---- Records provided

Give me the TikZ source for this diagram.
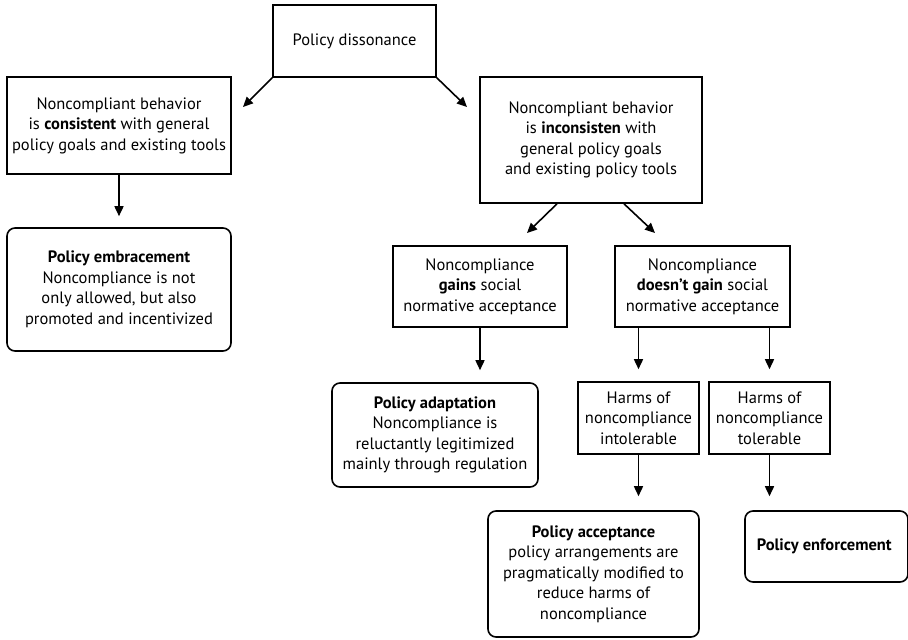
\documentclass[tikz,border=0pt]{standalone}
\usepackage{fontspec}
\setmainfont{PT Sans}
\usepackage{tikz}
\usetikzlibrary{arrows.meta,positioning}
\tikzstyle{arrow} = [line width=1.6pt,-{Triangle[length=10pt,width=9pt]}]
\tikzstyle{stepbox} = [rectangle, draw, line width=1.6pt, align=center, inner sep=0pt, font=\fontsize{16.5}{20.5}\selectfont]
\tikzstyle{outcome} = [stepbox, rounded corners=8pt]

\begin{document}
\begin{tikzpicture}[x=1pt,y=-1pt]
\useasboundingbox (0,0) rectangle (908,640);
% Dissonance and the two cases
\node[stepbox, minimum width=163pt, minimum height=72pt] (dis) at (354.5,41) {Policy dissonance};
\node[stepbox, minimum width=224pt, minimum height=97pt] (cons) at (119,125.5) {
Noncompliant behavior\\is \textbf{consistent} with general\\policy goals and existing tools
};
\node[stepbox, minimum width=222pt, minimum height=126pt] (incons) at (591,140) {
Noncompliant behavior\\is \textbf{inconsisten} with\\general policy goals\\and existing policy tools
};

% Social acceptance
\node[stepbox, minimum width=174pt, minimum height=81pt] (gains) at (480,286.5) {
Noncompliance\\\textbf{gains} social\\normative acceptance
};
\node[stepbox, minimum width=175pt, minimum height=81pt] (nogain) at (702.5,286.5) {
Noncompliance\\\textbf{doesn't gain} social\\normative acceptance
};

% Harms
\node[stepbox, minimum width=121pt, minimum height=72pt] (intol) at (638.5,418) {
Harms of\\noncompliance\\intolerable
};
\node[stepbox, minimum width=121pt, minimum height=72pt] (tol) at (769.5,418) {
Harms of\\noncompliance\\tolerable
};

% Outcomes
\node[outcome, minimum width=224pt, minimum height=123pt] (emb) at (119,289.5) {
\textbf{Policy embracement}\\Noncompliance is not\\only allowed, but also\\promoted and incentivized
};
\node[outcome, minimum width=206pt, minimum height=104pt] (adapt) at (435,435) {
\textbf{Policy adaptation}\\Noncompliance is\\reluctantly legitimized\\mainly through regulation
};
\node[outcome, minimum width=211pt, minimum height=126pt] (accept) at (593.5,574) {
\textbf{Policy acceptance}\\policy arrangements are\\pragmatically modified to\\reduce harms of\\noncompliance
};
\node[outcome, minimum width=163pt, minimum height=71pt] (enforce) at (826.5,546.5) {
\textbf{Policy enforcement}
};

% Arrows
\coordinate (tipcons) at (243,107);
\coordinate (tipincons) at (467,107);
\coordinate (tipgains) at (527,233);
\coordinate (tipnogain) at (655,233);
\draw[arrow] (dis.south west) -- (tipcons);
\draw[arrow] (dis.south east) -- (tipincons);
\draw[arrow] ([xshift=-34pt]incons.south) -- (tipgains);
\draw[arrow] ([xshift=33pt]incons.south) -- (tipnogain);
\draw[arrow, shorten >=11pt] (cons) -- (emb);
\draw[arrow, shorten >=12pt] (gains.south) -- (gains.south |- adapt.north);
\draw[arrow, shorten >=12pt] (intol.north |- nogain.south) -- (intol.north);
\draw[arrow, shorten >=12pt] (tol.north |- nogain.south) -- (tol.north);
\draw[arrow, shorten >=14pt] (intol.south) -- (intol.south |- accept.north);
\draw[arrow, shorten >=14pt] (tol.south) -- (tol.south |- enforce.north);
\end{tikzpicture}
\end{document}
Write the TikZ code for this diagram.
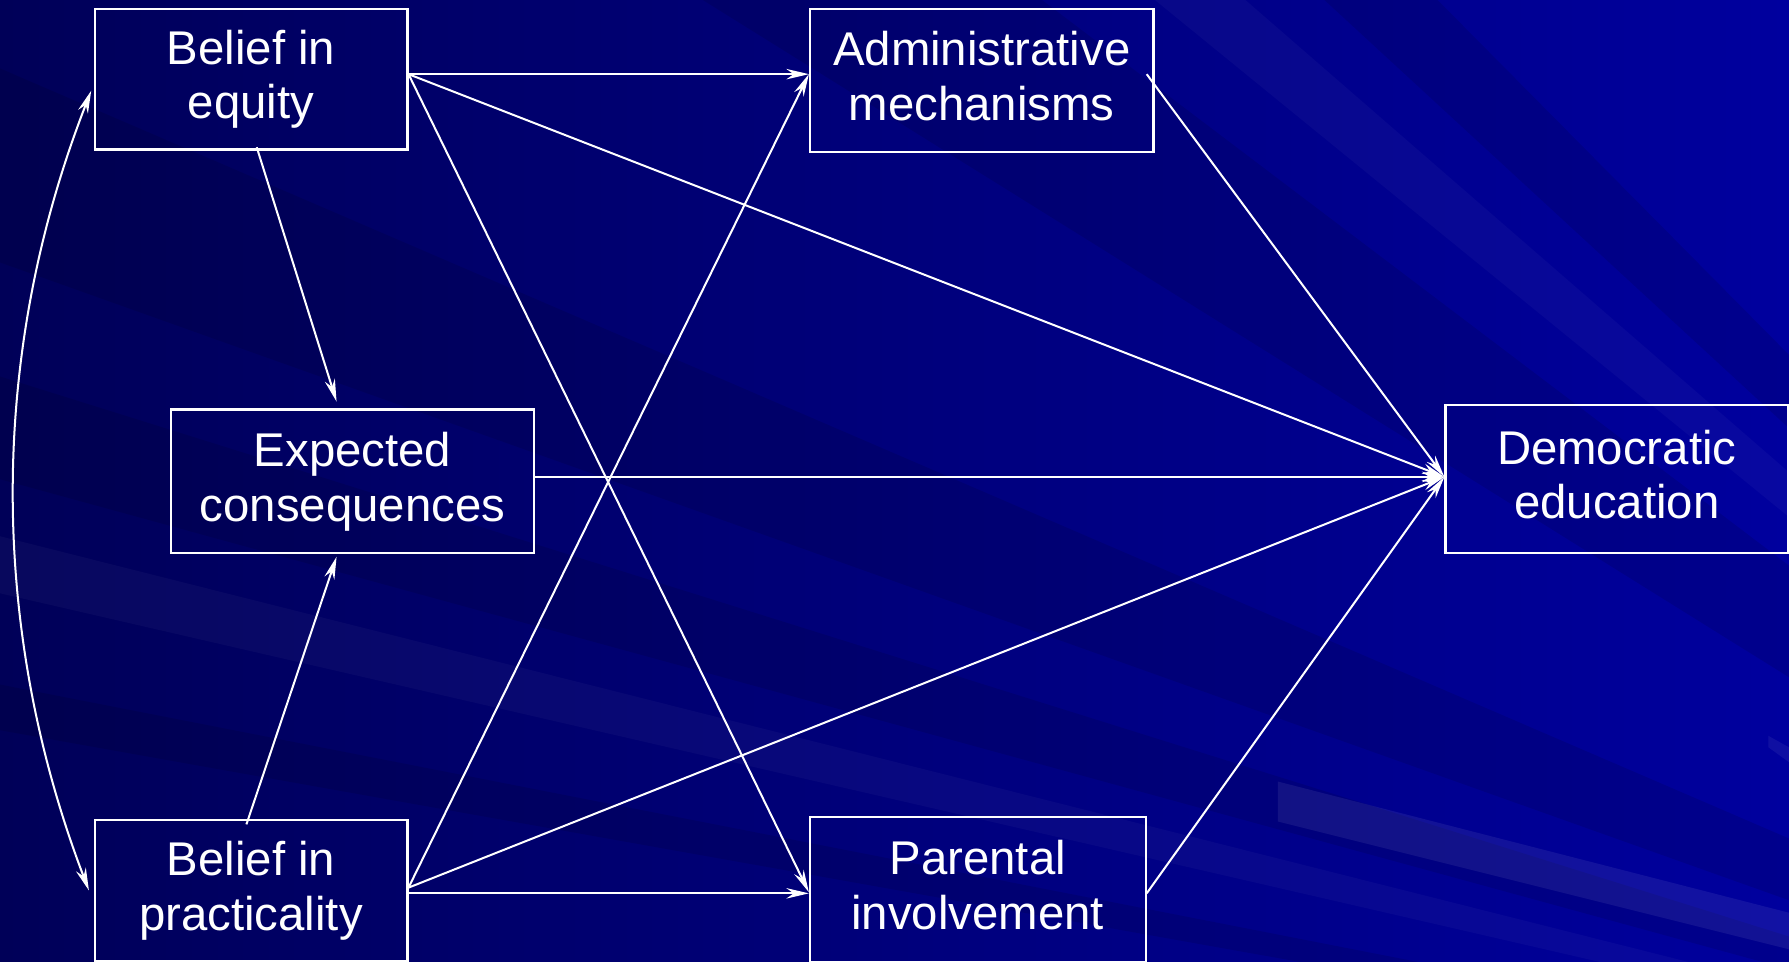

--------

### Instruction
Copy out each line of the data containing the string "this".

### Answer in full
Give me the TikZ source for this diagram.
Write the TikZ code for this diagram.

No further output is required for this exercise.